▸ MATERIAL TO PROCESS
-=-=-=-=-

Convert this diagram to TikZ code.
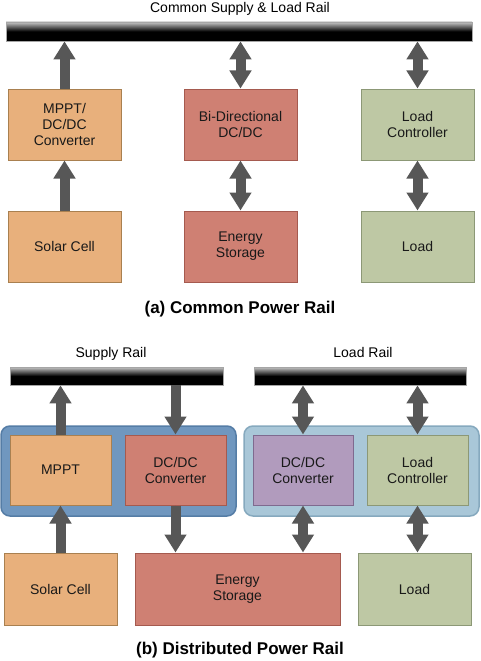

-=-=-=-=-

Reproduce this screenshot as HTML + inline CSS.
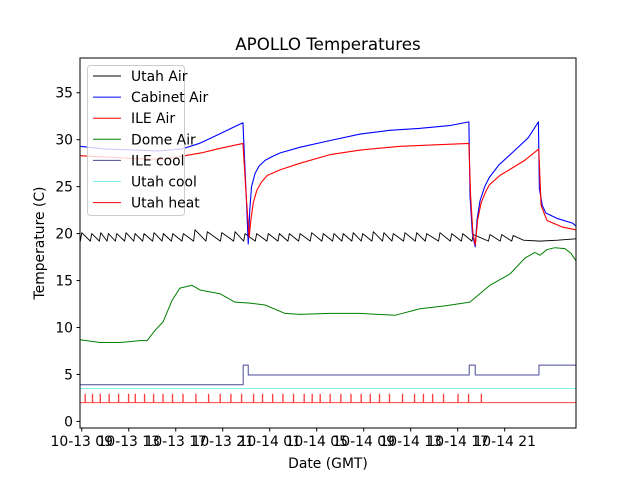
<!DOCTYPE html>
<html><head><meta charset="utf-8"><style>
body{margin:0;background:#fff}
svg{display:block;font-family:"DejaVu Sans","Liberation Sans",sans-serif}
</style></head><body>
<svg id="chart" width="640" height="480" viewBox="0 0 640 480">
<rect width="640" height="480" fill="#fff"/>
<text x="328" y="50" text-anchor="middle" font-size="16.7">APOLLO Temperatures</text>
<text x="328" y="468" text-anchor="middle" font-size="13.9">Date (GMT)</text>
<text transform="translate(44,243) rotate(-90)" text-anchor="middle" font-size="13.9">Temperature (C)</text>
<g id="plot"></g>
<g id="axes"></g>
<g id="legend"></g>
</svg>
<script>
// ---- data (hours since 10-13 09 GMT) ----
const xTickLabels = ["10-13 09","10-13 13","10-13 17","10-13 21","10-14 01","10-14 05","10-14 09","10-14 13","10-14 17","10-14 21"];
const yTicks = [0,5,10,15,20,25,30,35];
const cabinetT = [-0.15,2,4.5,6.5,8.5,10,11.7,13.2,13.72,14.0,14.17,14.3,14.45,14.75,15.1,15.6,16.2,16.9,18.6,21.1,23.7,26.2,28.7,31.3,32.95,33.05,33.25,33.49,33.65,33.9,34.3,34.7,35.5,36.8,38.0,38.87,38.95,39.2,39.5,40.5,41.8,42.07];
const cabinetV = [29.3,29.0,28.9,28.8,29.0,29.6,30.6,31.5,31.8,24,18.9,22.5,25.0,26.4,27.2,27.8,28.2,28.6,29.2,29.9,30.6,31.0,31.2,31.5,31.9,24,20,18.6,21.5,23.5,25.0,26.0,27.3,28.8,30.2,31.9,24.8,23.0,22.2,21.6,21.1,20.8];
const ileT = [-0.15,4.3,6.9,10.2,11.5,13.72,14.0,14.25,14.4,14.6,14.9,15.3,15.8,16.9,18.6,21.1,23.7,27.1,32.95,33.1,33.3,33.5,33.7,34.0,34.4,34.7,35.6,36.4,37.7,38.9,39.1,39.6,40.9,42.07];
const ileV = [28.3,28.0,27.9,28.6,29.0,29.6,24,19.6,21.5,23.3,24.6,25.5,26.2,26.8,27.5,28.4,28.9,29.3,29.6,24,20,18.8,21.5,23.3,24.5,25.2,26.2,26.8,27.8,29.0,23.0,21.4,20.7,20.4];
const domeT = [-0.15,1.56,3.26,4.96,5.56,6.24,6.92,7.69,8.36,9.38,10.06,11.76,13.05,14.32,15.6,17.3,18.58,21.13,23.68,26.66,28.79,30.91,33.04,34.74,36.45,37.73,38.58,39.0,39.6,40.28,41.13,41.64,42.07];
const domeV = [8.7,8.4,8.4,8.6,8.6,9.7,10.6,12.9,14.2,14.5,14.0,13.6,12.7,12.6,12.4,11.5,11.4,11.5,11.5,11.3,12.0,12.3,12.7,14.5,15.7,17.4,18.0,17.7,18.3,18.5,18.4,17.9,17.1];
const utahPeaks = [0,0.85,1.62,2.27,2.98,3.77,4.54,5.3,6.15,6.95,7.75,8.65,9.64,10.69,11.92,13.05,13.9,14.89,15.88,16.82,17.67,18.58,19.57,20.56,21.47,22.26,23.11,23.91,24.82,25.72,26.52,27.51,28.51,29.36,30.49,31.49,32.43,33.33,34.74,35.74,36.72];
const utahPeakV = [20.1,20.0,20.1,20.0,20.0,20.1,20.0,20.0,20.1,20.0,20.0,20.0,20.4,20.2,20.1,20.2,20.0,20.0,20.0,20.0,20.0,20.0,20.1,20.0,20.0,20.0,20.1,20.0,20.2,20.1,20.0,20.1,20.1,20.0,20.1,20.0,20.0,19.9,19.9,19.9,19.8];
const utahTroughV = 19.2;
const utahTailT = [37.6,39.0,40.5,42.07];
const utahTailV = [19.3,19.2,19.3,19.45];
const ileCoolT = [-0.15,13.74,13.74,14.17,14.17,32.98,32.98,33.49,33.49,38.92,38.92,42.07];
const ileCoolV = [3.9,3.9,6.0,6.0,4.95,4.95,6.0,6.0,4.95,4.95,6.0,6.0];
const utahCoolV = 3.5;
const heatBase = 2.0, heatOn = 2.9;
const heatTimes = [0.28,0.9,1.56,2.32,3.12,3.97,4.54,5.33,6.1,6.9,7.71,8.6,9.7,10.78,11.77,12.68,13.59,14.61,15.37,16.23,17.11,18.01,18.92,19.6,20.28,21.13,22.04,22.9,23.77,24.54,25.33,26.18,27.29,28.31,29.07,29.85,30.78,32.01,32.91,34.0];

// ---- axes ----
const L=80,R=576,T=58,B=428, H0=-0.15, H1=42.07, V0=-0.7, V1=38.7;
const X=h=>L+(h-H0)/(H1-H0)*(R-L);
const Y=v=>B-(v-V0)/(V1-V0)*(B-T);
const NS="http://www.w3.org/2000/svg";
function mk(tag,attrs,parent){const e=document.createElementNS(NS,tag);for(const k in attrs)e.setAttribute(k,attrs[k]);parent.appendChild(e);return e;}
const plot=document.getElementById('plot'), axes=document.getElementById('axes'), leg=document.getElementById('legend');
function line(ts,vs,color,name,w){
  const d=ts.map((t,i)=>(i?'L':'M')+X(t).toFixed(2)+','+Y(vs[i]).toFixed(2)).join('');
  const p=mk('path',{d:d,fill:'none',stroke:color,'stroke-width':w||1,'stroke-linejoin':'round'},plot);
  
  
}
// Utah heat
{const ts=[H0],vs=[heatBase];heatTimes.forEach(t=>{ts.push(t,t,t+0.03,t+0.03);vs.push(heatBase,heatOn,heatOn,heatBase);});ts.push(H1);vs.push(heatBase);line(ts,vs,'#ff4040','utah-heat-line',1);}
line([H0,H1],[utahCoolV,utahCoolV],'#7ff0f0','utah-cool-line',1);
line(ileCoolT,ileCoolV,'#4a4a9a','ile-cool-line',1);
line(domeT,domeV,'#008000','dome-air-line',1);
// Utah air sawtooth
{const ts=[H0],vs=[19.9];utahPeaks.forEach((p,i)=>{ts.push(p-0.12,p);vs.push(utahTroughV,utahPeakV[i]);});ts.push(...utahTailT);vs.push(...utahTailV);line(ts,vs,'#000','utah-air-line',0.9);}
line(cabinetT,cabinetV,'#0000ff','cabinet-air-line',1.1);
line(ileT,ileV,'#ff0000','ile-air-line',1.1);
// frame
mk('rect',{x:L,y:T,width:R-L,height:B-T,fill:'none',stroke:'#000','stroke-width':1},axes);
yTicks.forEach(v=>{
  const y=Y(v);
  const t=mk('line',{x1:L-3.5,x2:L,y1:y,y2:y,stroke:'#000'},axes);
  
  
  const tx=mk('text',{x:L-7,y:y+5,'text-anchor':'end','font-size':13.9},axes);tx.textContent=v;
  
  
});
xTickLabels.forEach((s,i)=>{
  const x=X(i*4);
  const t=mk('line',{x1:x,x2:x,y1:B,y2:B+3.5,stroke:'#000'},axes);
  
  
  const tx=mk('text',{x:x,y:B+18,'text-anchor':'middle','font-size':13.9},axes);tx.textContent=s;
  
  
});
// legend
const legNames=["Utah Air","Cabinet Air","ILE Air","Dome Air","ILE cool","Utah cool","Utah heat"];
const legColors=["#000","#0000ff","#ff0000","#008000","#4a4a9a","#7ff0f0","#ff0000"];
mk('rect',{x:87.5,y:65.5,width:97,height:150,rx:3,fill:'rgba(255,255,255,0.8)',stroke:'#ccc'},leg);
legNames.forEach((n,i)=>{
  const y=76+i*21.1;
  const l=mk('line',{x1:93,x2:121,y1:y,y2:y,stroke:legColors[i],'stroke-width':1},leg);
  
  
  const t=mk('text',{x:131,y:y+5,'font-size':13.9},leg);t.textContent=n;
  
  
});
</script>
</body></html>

-=-=-=-=-

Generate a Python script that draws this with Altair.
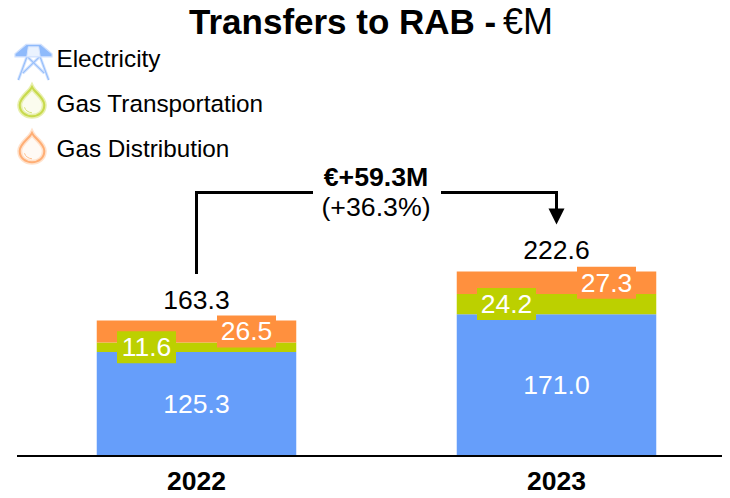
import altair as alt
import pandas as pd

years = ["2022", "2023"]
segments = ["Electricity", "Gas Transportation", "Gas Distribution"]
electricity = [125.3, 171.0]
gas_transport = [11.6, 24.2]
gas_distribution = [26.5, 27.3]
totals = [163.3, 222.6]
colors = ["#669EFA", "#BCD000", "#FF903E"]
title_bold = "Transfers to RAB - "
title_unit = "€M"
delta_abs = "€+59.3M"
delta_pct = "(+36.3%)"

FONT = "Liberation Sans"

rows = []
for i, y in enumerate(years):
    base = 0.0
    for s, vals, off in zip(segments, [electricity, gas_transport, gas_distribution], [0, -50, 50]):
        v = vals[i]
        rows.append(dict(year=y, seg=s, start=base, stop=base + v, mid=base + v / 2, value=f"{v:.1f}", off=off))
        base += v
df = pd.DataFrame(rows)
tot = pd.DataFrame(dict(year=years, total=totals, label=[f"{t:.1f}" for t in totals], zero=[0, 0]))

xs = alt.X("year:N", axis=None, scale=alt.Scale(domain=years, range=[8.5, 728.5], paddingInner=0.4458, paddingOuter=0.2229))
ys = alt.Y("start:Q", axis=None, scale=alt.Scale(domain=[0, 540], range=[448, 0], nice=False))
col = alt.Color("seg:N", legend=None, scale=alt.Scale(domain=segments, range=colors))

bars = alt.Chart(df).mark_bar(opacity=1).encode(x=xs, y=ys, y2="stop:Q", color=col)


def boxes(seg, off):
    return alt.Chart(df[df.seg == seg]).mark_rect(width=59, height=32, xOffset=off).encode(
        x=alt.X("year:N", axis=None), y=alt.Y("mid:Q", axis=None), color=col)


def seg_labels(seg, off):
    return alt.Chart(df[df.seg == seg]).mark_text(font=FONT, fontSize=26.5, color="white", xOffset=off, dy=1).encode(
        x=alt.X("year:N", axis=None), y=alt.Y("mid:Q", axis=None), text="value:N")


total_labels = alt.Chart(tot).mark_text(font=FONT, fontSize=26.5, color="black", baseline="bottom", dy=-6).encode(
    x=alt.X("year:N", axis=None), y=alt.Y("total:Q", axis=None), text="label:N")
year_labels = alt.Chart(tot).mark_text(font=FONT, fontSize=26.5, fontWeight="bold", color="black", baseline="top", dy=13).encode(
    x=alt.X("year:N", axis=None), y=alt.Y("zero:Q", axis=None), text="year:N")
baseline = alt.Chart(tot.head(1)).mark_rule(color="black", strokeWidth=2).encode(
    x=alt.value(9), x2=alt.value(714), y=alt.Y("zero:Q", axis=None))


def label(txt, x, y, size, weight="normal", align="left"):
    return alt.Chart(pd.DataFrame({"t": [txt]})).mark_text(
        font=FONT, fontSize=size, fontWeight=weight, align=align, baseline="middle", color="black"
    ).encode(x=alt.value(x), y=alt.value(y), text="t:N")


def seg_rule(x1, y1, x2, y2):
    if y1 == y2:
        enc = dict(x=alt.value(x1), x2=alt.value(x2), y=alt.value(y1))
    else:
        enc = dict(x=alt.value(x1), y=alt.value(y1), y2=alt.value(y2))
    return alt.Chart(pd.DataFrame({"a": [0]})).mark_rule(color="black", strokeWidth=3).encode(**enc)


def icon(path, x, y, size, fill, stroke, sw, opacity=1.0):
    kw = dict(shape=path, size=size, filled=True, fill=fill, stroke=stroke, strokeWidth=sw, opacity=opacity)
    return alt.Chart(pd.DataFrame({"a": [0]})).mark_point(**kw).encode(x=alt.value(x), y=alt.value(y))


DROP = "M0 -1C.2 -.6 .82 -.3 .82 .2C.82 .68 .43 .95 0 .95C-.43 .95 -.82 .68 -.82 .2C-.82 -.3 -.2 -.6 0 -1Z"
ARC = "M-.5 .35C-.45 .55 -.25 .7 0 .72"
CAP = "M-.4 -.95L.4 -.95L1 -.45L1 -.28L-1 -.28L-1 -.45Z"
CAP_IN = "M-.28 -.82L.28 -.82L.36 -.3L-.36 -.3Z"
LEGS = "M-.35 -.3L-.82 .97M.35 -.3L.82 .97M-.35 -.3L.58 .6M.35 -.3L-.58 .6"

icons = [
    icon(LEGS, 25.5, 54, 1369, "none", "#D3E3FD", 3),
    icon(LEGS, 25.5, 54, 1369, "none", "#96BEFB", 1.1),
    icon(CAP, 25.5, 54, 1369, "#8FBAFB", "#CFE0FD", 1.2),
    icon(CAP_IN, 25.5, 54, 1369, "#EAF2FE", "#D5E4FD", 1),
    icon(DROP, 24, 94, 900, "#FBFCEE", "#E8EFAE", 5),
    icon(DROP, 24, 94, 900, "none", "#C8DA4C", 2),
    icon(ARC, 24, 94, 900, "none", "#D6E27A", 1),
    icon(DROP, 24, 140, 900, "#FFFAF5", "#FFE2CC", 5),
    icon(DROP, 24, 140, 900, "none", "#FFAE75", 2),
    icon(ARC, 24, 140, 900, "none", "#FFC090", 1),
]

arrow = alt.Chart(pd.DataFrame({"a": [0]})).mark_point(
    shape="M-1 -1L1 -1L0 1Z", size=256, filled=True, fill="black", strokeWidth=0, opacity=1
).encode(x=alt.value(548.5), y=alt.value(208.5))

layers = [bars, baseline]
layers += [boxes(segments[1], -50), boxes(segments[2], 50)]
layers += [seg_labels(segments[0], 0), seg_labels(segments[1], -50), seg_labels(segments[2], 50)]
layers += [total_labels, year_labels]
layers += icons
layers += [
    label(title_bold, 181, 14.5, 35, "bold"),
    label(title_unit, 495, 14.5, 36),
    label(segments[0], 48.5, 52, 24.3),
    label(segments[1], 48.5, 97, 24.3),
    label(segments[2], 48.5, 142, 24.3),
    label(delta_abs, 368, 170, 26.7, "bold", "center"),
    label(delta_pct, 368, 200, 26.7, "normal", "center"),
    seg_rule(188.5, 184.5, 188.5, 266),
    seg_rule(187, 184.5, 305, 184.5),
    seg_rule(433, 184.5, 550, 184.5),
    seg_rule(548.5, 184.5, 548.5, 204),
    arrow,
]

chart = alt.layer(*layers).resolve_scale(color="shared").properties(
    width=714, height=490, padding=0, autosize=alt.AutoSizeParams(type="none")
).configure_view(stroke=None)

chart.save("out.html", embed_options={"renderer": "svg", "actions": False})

-=-=-=-=-

▸ WRITTEN TASK
Pull every line containing "this" out of the data above.

▸ EXERCISE SOLUTION
Convert this diagram to TikZ code.
Reproduce this screenshot as HTML + inline CSS.
Generate a Python script that draws this with Altair.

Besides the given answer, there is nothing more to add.